INJUSTIÇA À PORTUGUESA
Nenhuma pessoa normal poderá deixar de ser sentir absolutamente enojada, quando se começa a perceber que José Sócrates poderá vir a não ser julgado pelos principais crimes de que foi acusado. Quarenta e nove anos depois do 25 de Abril, a justiça está pior, não é cega e não é igual para ricos e pobres. O que está a acontecer é indigno de um Estado de Direito e mina os alicerces do regime democrático. No meio de tantos discursos redondos sobre o 25 de Abril, seria bom que se começasse a pensar nisso.
Em Portugal, quem é pobre, ou remediado, mas não tem acesso a grandes escritórios de advogados, aos circuitos do poder, ou a um PS disponível para colocar pedras na engrenagem da justiça, a benefício dos seus próximos, é julgado, condenado, atingido nos bens e muitas vezes privado da liberdade, cumprindo penas de prisão.

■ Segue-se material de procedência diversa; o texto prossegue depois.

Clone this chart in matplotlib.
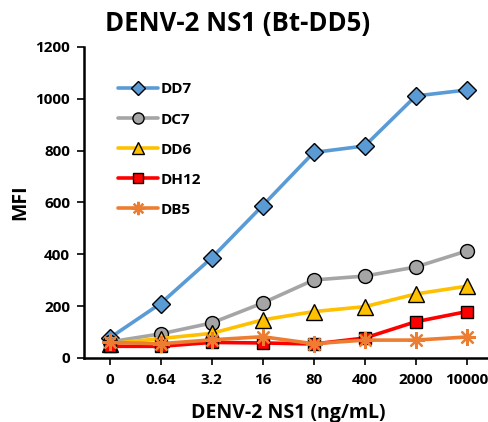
import matplotlib
matplotlib.use("Agg")
import matplotlib.pyplot as plt
import numpy as np

plt.rcParams['font.family'] = ['Open Sans', 'DejaVu Sans']

concentrations = ["0", "0.64", "3.2", "16", "80", "400", "2000", "10000"]
dd7 = [77, 210, 386, 588, 793, 818, 1011, 1034]
dc7 = [62, 93, 135, 212, 301, 316, 351, 413]
dd6 = [55, 75, 95, 147, 179, 198, 247, 277]
dh12 = [45, 45, 60, 58, 54, 77, 140, 179]
db5 = [60, 55, 70, 82, 55, 69, 69, 81]

series = [
    ("DD7", dd7, "#5B9BD5", "D", 9.5),
    ("DC7", dc7, "#A5A5A5", "o", 10),
    ("DD6", dd6, "#FFC000", "^", 11),
    ("DH12", dh12, "#FF0000", "s", 9),
    ("DB5", db5, "#ED7D31", (8, 2, 0), 12),
]

fig = plt.figure(figsize=(4.89, 4.22), dpi=100)
ax = fig.add_axes([0.1718, 0.1517, 0.835, 0.737])

x = np.arange(len(concentrations))
for name, vals, color, marker, ms in series:
    if isinstance(marker, tuple):
        ax.plot(x, vals, color=color, lw=2.6, marker=marker, ms=ms,
                markeredgecolor=color, markerfacecolor=color, mew=1.6,
                label=name, solid_capstyle='round')
    else:
        ax.plot(x, vals, color=color, lw=2.6, marker=marker, ms=ms,
                markerfacecolor=color, markeredgecolor='black', mew=1.0,
                label=name, solid_capstyle='round')

ax.set_xlim(-0.5, len(concentrations) - 0.5)
ax.set_ylim(0, 1200)
ax.set_yticks(np.arange(0, 1201, 200))
ax.set_xticks(x)
ax.set_xticklabels(concentrations)

for s in ['top', 'right']:
    ax.spines[s].set_visible(False)
for s in ['left', 'bottom']:
    ax.spines[s].set_linewidth(1.8)
ax.tick_params(axis='both', direction='out', length=5, width=1.2,
               labelsize=11)
ax.tick_params(axis='x', pad=6)
ax.tick_params(axis='y', pad=5)
for lbl in ax.get_xticklabels() + ax.get_yticklabels():
    lbl.set_fontweight('bold')

ax.set_ylabel("MFI", fontsize=14, fontweight='bold', labelpad=4)
ax.set_xlabel("DENV-2 NS1 (ng/mL)", fontsize=14, fontweight='bold', labelpad=11)
fig.text(0.485, 0.945, "DENV-2 NS1 (Bt-DD5)", ha='center', va='center',
         fontsize=18.5, fontweight='bold')

leg = ax.legend(loc='upper left', bbox_to_anchor=(0.05, 0.93), frameon=False,
                handlelength=2.6, labelspacing=1.05, handletextpad=0.2,
                markerscale=0.8, prop={'weight': 'bold', 'size': 11})

fig.savefig("out.png", dpi=100)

No contraponto, enquanto José Sócrates se passeia confortavelmente na casa da Ericeira, ou viaja para o Brasil sem aviso prévio às autoridades, como a lei obriga, gozando com os tribunais que não o forçam às respostas que a decência exige, o tempo vai passando e com grande probabilidade, a maior parte dos crimes de que vem acusado prescreverão.
A este propósito, é bom que se tenha presente que entre os múltiplos motivos que aproveitam a José Sócrates, através de recursos interpostos, está a regulamentação de duas leis (55/2021, de 13 agosto, e 56/2021, de 16 agosto) relacionadas com a distribuição eletrónica de processos judiciais e o sorteio e nomeação de juízes, que teria de ser feita pelo Governo num prazo de 30 dias, mas passados 1 ano e 8 meses continuava na gaveta.
A omissão da tutela, de resto, é farta em exemplos que impedem que a justiça aconteça. Noutro âmbito, por ter insistido numa lei de metadados que assentava numa Diretiva – 2006/24/CE –, que o Tribunal de Justiça da UE julgara inválida e depois, como tantas vezes se antecipou, foi considerada inconstitucional. Há milhares de crimes envolvendo muitos criminosos que ficarão sem punição. O próprio diretor do gabinete que coordena a atividade do Ministério Público na área da cibercriminalidade avisa que já foram destruídos dezenas de casos de pornografia infantil, tanto durante a investigação, como na fase de julgamento, e fica em causa a investigação de burlas ou bullying feitos através da internet.
Voltando a José Sócrates, objetivamente, o PS na tutela, que tem a obrigação constitucional de garantir as condições para a boa administração da justiça, é pelo contrário o partido que cria as condições que ajudarão a que crimes posam prescrever, nisso beneficiando o antigo secretário-geral e primeiro-ministro de Portugal. Quando assim sucede, todas as especulações são legítimas.
Só num país totalmente anestesiado é que se poderá conviver com circunstâncias tão graves, que para além do mais atentam contra obrigações internacionais, comuns a todos os países da União Europeia. Imagine-se que o que sucede em Portugal acontecia na Hungria ou na Polónia? Quantos debates não teriam sido pedidos no Parlamento Europeu e quantas sanções não teriam reclamado as esquerdas?
Acontece que um Estado não é de Direito e democrático, consoante o alinhamento à direita, ou à esquerda dos governos. E é por isso mesmo que pedi a intervenção da Comissão Europeia, na defesa do Estado de Direito em Portugal. Se tamanha enormidade não significa uma violação grosseira dos pilares estruturantes das democracias liberais, pouco mais se encontrará como motivo.